GIVEN EXERCISE:
Copy exactly, and only, the lines between the start of the entries below and the line containing "import pandas as pd", both inclusive. Omit pictures.

Code that draws figures:
────────────────────────────────────────

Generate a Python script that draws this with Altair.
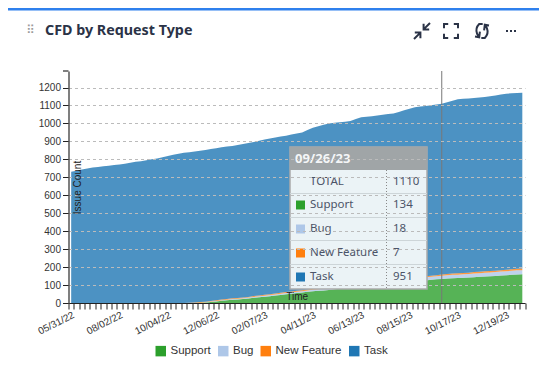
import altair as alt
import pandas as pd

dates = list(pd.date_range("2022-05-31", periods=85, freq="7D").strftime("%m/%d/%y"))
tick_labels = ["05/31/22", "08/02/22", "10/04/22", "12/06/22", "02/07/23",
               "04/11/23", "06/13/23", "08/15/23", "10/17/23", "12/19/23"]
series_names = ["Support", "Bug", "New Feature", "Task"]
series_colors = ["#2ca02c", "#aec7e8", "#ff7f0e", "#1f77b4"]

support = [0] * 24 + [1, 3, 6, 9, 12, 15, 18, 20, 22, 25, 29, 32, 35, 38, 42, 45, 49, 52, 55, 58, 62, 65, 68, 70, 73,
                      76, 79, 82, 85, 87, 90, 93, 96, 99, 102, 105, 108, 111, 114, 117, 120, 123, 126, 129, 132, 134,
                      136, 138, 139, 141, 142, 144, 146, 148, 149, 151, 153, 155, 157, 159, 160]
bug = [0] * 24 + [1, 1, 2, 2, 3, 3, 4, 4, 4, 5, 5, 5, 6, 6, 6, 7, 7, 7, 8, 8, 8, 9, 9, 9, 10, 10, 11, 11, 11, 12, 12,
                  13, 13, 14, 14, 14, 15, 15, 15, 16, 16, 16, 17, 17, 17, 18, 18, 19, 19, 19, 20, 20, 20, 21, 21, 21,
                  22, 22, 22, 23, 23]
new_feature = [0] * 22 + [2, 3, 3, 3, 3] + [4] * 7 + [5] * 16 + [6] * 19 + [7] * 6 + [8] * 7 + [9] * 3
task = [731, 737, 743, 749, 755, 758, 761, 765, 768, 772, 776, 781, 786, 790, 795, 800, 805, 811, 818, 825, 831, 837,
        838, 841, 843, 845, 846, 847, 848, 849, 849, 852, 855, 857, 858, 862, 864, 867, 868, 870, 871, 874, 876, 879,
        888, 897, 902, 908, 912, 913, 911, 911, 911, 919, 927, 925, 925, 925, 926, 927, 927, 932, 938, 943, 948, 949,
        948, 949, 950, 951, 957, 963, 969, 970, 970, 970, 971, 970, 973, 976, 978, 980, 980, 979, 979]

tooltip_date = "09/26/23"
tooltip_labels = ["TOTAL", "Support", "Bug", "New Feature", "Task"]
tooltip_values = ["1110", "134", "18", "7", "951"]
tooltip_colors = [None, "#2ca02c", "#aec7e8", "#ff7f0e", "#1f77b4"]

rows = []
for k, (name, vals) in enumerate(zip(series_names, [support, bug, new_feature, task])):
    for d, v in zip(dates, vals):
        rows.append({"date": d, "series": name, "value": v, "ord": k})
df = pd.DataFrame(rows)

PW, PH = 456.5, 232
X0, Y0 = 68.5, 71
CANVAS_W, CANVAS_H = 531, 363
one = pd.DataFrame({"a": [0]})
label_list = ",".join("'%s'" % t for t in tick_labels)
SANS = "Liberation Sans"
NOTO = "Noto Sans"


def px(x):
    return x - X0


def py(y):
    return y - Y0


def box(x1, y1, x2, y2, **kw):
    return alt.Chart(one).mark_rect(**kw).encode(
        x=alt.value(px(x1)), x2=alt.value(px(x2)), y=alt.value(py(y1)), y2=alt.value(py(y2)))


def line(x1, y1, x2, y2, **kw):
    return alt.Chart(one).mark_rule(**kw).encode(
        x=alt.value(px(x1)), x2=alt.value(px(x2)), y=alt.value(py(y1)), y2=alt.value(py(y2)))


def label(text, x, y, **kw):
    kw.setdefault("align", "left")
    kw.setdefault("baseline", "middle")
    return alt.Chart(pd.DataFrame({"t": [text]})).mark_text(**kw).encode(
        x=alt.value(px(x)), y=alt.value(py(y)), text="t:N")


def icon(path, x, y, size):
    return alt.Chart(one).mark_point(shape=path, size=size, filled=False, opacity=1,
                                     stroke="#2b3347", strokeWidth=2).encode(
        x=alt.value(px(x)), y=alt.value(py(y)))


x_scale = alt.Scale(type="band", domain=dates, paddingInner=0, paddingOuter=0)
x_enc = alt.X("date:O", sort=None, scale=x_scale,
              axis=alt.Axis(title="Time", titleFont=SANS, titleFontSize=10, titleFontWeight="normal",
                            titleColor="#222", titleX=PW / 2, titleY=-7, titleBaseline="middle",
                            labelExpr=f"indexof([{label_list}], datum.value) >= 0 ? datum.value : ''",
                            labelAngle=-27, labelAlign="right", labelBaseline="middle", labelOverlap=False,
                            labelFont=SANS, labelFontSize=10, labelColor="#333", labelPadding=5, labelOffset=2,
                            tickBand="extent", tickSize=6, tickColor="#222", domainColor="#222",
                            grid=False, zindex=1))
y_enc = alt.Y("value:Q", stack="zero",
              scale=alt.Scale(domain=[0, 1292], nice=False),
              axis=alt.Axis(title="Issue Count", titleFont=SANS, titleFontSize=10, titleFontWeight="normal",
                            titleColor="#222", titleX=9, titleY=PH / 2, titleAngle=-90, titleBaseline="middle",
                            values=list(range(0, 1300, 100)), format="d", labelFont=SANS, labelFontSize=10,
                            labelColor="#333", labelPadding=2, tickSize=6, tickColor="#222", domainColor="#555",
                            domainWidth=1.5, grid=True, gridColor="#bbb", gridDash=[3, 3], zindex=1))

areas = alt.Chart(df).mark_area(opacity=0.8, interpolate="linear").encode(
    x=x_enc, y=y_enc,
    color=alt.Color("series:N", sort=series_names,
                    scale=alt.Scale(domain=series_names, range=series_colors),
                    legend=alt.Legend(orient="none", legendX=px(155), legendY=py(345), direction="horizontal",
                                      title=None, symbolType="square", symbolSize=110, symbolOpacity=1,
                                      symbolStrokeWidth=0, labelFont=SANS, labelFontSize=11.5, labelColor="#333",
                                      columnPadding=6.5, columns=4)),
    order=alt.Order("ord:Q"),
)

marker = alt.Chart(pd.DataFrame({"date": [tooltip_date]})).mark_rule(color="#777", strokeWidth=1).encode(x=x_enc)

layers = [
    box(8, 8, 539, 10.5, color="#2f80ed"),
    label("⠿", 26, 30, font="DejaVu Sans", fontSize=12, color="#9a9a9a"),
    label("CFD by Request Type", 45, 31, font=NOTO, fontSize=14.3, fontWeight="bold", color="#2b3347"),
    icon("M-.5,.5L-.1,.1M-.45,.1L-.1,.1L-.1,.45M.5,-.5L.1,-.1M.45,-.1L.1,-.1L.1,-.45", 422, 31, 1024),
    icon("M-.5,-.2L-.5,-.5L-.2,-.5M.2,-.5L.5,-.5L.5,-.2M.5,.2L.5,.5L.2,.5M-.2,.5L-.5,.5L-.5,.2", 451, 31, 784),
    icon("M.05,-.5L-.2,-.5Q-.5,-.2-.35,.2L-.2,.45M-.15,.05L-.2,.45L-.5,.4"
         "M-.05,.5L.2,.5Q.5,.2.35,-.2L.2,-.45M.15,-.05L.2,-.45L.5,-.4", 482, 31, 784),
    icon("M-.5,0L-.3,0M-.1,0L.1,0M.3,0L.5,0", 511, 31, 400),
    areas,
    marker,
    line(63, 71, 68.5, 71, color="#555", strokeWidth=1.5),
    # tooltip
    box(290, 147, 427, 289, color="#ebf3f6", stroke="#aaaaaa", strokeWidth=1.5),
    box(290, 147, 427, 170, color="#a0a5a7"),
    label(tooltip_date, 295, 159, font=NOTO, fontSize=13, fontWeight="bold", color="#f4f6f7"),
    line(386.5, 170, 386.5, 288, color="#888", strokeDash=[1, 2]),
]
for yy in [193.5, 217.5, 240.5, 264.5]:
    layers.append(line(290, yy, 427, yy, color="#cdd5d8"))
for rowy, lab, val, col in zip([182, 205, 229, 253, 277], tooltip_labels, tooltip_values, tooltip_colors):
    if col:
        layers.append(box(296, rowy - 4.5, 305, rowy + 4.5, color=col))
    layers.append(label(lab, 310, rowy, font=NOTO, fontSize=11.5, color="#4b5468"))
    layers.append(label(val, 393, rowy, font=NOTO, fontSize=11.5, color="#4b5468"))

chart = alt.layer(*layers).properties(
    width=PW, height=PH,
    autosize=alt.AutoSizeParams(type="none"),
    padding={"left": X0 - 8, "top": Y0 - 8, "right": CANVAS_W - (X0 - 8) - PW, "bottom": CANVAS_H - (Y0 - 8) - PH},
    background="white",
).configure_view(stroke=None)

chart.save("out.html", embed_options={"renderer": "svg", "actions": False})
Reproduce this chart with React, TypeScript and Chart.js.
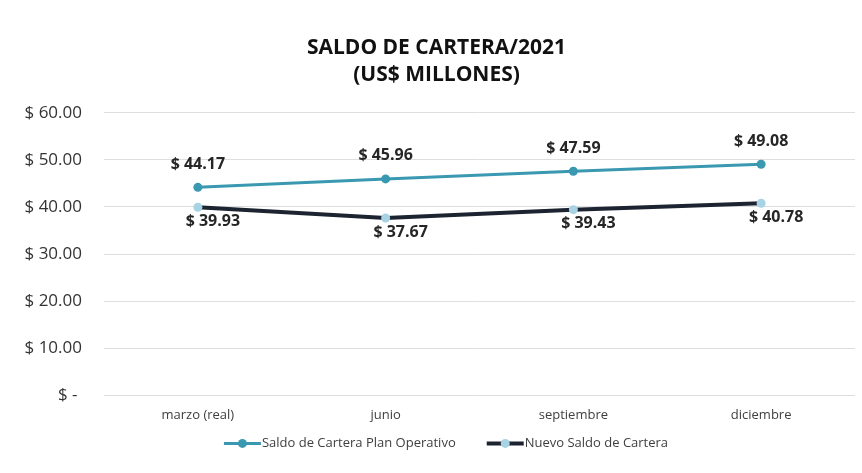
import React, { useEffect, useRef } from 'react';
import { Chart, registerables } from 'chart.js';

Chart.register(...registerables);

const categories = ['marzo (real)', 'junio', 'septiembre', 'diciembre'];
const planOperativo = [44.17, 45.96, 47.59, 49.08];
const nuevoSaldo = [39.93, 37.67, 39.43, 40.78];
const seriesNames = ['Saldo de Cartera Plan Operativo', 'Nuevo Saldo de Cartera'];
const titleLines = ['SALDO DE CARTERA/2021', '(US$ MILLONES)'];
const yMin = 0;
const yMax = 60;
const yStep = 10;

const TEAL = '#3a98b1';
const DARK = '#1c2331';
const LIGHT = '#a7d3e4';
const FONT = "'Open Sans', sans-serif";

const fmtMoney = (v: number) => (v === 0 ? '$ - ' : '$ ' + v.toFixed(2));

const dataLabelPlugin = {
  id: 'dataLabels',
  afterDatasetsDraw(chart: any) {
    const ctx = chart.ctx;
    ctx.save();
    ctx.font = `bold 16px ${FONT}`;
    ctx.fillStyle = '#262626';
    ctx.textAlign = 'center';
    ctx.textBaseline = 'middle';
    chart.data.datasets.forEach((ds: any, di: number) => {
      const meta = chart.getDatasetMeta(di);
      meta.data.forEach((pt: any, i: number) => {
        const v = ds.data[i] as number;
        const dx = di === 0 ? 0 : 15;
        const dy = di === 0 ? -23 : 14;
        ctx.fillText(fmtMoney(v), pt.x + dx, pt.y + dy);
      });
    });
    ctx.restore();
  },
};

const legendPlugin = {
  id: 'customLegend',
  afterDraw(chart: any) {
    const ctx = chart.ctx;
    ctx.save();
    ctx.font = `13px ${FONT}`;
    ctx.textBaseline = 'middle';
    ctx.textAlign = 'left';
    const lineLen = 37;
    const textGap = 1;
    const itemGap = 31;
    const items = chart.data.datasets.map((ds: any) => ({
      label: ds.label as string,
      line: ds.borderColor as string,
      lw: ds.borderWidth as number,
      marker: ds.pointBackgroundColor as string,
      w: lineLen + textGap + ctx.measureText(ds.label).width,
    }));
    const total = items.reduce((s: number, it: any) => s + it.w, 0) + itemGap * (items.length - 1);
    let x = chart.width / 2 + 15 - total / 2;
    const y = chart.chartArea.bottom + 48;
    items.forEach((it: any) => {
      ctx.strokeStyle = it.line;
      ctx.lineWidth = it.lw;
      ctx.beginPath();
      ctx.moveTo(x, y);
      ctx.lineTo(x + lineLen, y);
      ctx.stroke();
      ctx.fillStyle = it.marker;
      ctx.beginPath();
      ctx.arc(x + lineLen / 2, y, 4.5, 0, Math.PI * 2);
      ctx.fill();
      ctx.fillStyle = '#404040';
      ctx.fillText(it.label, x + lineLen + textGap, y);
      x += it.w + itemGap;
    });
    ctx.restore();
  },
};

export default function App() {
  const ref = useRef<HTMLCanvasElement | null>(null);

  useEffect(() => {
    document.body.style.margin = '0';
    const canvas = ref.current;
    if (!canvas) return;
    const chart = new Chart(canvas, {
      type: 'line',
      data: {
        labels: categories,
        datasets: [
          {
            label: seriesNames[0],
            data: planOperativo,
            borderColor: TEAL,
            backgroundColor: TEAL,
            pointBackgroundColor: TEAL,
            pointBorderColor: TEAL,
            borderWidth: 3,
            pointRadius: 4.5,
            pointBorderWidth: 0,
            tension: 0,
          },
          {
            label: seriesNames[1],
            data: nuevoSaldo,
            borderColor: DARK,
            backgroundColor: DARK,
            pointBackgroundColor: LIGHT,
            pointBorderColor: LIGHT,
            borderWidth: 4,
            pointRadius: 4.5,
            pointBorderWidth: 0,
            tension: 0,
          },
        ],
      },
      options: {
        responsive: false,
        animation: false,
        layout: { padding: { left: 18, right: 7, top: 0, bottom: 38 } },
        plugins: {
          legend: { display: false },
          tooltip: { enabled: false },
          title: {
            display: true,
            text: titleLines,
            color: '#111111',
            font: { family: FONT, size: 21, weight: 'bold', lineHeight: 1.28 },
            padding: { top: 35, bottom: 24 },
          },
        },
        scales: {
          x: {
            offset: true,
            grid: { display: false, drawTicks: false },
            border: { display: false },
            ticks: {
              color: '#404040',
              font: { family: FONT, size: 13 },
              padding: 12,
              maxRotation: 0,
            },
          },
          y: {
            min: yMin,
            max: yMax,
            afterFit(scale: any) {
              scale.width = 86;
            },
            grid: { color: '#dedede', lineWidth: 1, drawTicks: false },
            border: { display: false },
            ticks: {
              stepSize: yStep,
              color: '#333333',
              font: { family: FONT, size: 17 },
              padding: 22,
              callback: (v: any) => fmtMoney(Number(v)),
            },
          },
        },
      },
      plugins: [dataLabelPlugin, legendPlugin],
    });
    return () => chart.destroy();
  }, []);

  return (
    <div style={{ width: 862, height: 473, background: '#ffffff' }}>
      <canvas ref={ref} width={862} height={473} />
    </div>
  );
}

────────────────────────────────────────

ANSWER:
Generate a Python script that draws this with Altair.
import altair as alt
import pandas as pd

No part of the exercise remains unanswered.